Abstract

South Africa is a linguistically diverse country with 11 official languages. Nine of the languages are termed low-resource languages due to there being not enough electronic documents available for them. The exceptions are English and Afrikaans. Natural language processing techniques require electronic documents to extract content for processing to enable computers to understand, interpret and generate spoken languages. The goal of this paper is to assess the feasibility of using crowdsourcing to construct a gold- standard ASR corpus for isiXhosa. It involved collecting audio data, transcribing it with isiXhosa speakers, and applying several statistical methods to evaluate the transcriptions' quality and consistency. The corpus, while not without limitations due to small sample sizes and potential variations, represents a significant step towards addressing the scarcity of electronic linguistic resources in low-resource African languages.

Methods

This section outlines the methodology for creating a gold-standard ASR corpus for low-resource languages, specifically isiXhosa. The process includes participant recruitment, audio data collection, audio transcription, and statistical analysis tools.

Participant Recruitment

The study recruited isiXhosa-speaking students from the University of Cape Town, ensuring ethical clearance. Diverse participants were reached through emails and posters. They had to be fluent in isiXhosa and were compensated for tasks.

Audio Data Collection

Two sets of audio segments were gathered: structured audio from South African Broadcasting Cooperation news segments and unstructured audio from recruited participants. The unstructured audio included casual conversations with noise factors. The structured audio included formal speach without any noise factors.

Audio Transcription

The audio segments were transcribed using the Turkle web application hosted on Amazon Web Service. A pilot test ensured the application's functionality and usability.

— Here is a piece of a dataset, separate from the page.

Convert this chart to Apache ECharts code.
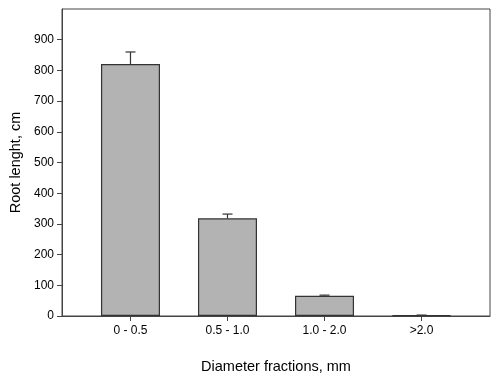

Dataset statistics for the 2 sub-corpora
Figure 1: Turkle web applicationin transcription interface

Statistical Analysis

Data preprocessing involved removing translations, splitting text into words, converting to lowercase, and excluding English words. The following statistical techniques were conducted on the results:

  • Inter-Transcriber Similarity: The Levenshtein distance was used to measure agreement between transcriptions.
  • Zipf's Law: Zipf's Law was applied to evaluate word frequency distributions in the corpus.
  • Token-Type Ratio: The Token-Type Ratio (TTR) was used to assess the lexical richness and diversity of the corpus.

Results

Two sub-corpora were developed for two audio sets—structured and unstructured. Statistical analysis on both corpora revealed:

  • An above-average inter-transcriber similarity score of approximately 60%.
  • A token-to-type ratio of approximately 2.5.
  • Adherence to Zipf's law as seen in natural languages.

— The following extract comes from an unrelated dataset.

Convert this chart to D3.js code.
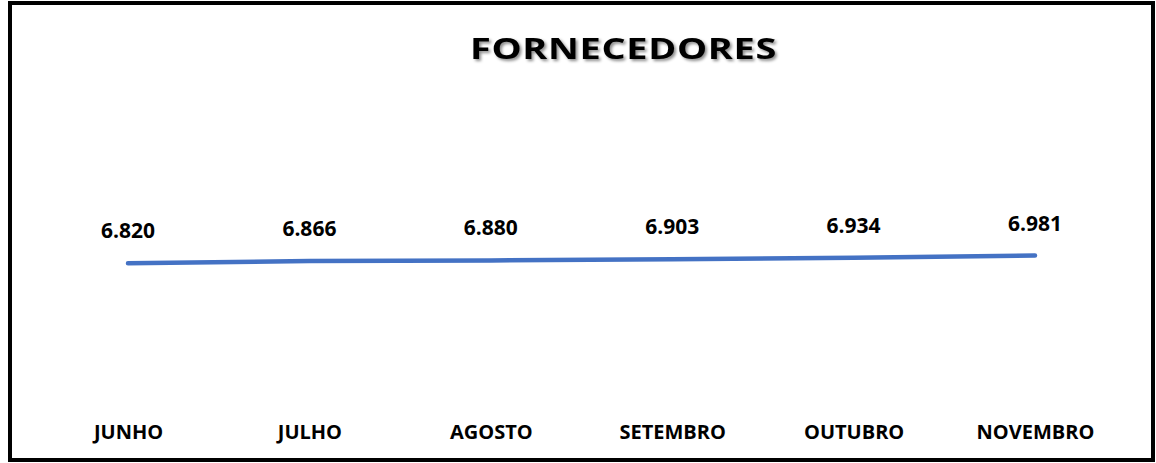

zipf's law for structured audio
Figure 2: Zipf's Law Distribution:for Structured Audio
zipf's law for unstructured audio
Figure 3: Zipf's Law Distributionfor Untructured Audio
Dataset statistics for the 2 sub-corpora

Conclusions

This study used crowdsourcing to create a gold-standard ASR corpus for isiXhosa, a low-resource African language in South Africa. The corpus had 26,794 structured and 12,764 unstructured audio segments. The findings highlighted the corpus's strengths and limitations, including varying transcription agreement, adherence to Zipf's Law, and a balanced vocabulary diversity. Despite some challenges, this research demonstrates the potential of crowdsourcing for building linguistic resources in low-resource African languages. It contributes to linguistic research, offering insights into language patterns and richness in isiXhosa, and provides a foundation for future collaborations to address linguistic resource shortages in African languages.